実際に寒かったので同意して彼の家に向かい、玄関の外やリビングで待っているからと言ってはみたものの、結局部屋まで辿り着いてしまった。
ベッドに横になる彼。このブランケットが暖かくて心地いいから寝てみて、とベッドをとんとんと叩く。
いろんなことが明け透けなのに、それでも隠そうとする姿がなんだかいっそ可愛く思えてしまって、もういいやと彼の横に寝転がった。
暖かくてふかふかのブランケット。なんだか落ち着く香りもして、眠気を感じるほどだった。
隣で寝転ぶ彼が私に手を伸ばしてきて目が合った。長いまつ毛と少し垂れた目。抱き合ってキスをしてお互いの身体に触れ合っていると、どうしようもなく心地がよかった。
彼が”I like you”と言うのを聞こえないふりをした。会ったばかりなのに私の何を知っているって言うんだ。そう言っておけば抱けると思われたくなかった。私もスイッチが入ってしまっていたし抱かれるのはいいのだけど、それは好きだと言われたからじゃないと。それとこれとは別のはなしだと。
ことが済んだあと、彼は私の髪を撫でながら”I like you, but you don’t like me”と言った。少し困ったような垂れた目と目が合う。その目を魅力的に感じていることが怖かった。目を合わせないようにして、彼の腕やお腹にあるタトゥーにキスをした。
泊まっていけばいいのにという誘いも寒いから貸すと言われたパーカーも断って、バス停まで送ってもらった。パーカーを借りてしまったら、絶対にもう一度会わなくてはいけなくなるのが嫌だった。バスを待つ間も彼はちょっと困った顔をしていた。

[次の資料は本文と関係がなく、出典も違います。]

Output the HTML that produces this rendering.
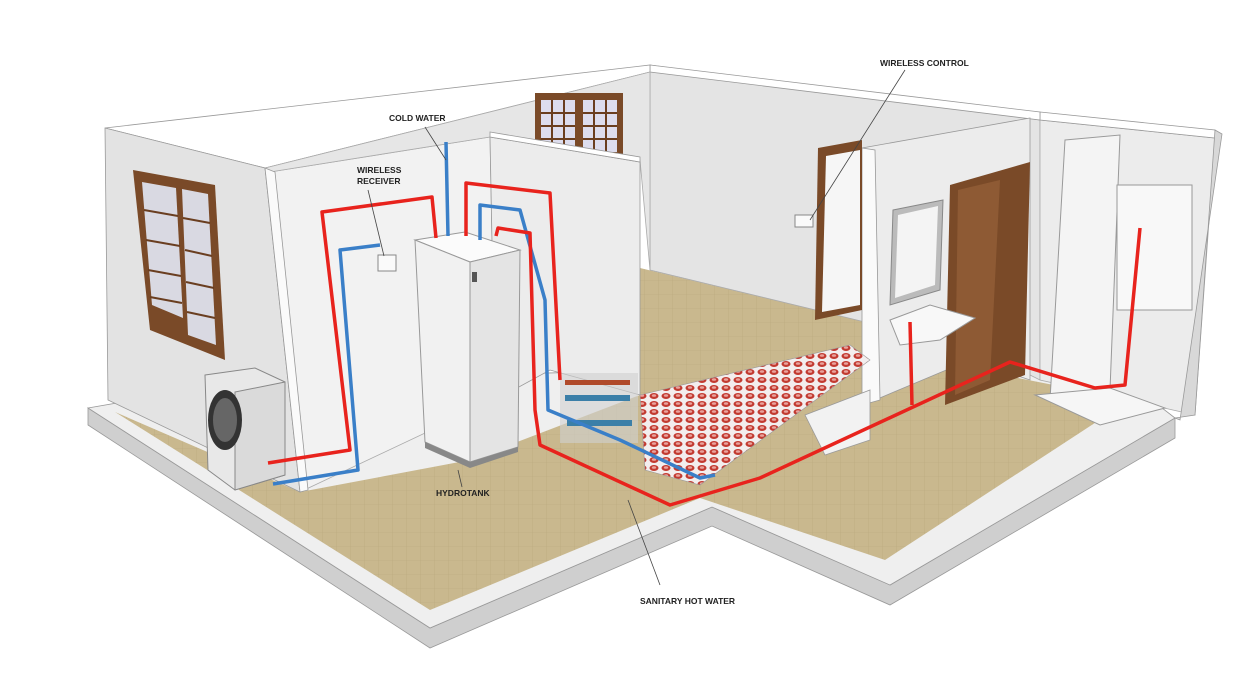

そして「ごめん」なんて言うから、私は私の意思で部屋まで行ったのだし、何も強制されていないし自分がしたくてしたことだからこれは私の責任で、あなたは謝る必要はないと説明した。
もう一度ハグをして「またすぐ会おうね」と本心かどうかわからないことをお互いに言い合って別れた。
バスの中で考えを巡らせながら唇を噛んだ。初めて会ったひととその日のうちに寝るなんて普段の私だったら絶対にしない。ましてやそんな相手と真剣な関係になれるとも思わない。彼はモテそうだし他の女性にも同じようなことをしているかもしれない。彼のことを100パーセント信用できるわけじゃないし、この一回限りで終わらせるべきだと。
そう思う反面、彼に対して特別な気持ちが湧き上がりつつあることにも気づいていた。
私は絶対に割り切れるタイプじゃないとわかっていたのに、流されてしまった。というか、流されてしまいたかった。
家に着いて何件かメッセージをやりとりして、おやすみと言ったけれどその夜は眠れなかった。
翌日から連絡の回数が減った。
そうだよなぁ、と思いつつも数日間は苦しかった。こうなることもわかっていて選んだのは私だからしょうがない。そう思いつつもスマホが鳴るたびに期待してしまった。
そして数日後には案の定、理由とともに私とは真剣な関係になれると思わないというメッセージが来た。
わかりきっていたことだけれど、それでもやっぱり胸が痛んだ。
それと同時に何も言わずに音信不通になったり曖昧なままにしたりせずに、ちゃんとことばを以て線を引いてくれたことをありがたくも思った。
そういうところはちゃんとしているんだと見直して、もっと初めから色眼鏡なしに彼を見るべきだったと反省した。
私は疑り深い性格なので、最初から彼を遊び人とか私には真剣にならないと決め付けてしまっていたし、そういう話し方をしてしまった。
その私の直感が当たっていたのかどうかということは別にして、逆の立場になって考えると最初から決めつけられたら辛いし傷つくよなと改めて気づいた。
ちゃんとことばで伝えてくれてありがとう、と返信して、私たちの短い関係は終わった。
ほんの一瞬の関わりだったけれど、今回の件で学んだことはもう少し人を信用する勇気を持つべきだということだ。
私が疑り深いのは、ひとえに騙されて傷つくのが怖いからだ。もちろんなんでもかんでも無条件に信用するわけにはいかないけれど、これからは素敵だと思える人に出会ったら、傷つく勇気を持って信用してみようと思う。
大好きな宇多田ヒカルの”One Last Kiss”の、まさしくこの歌詞の通りだと思う。
誰かと繋がりを持つためには多かれ少なかれ傷つくことになる。
だからこそ、その傷や痛みを甘んじて受け入れてもいいと思うような相手とだけ、関係を築いていくべきなのかもしれない。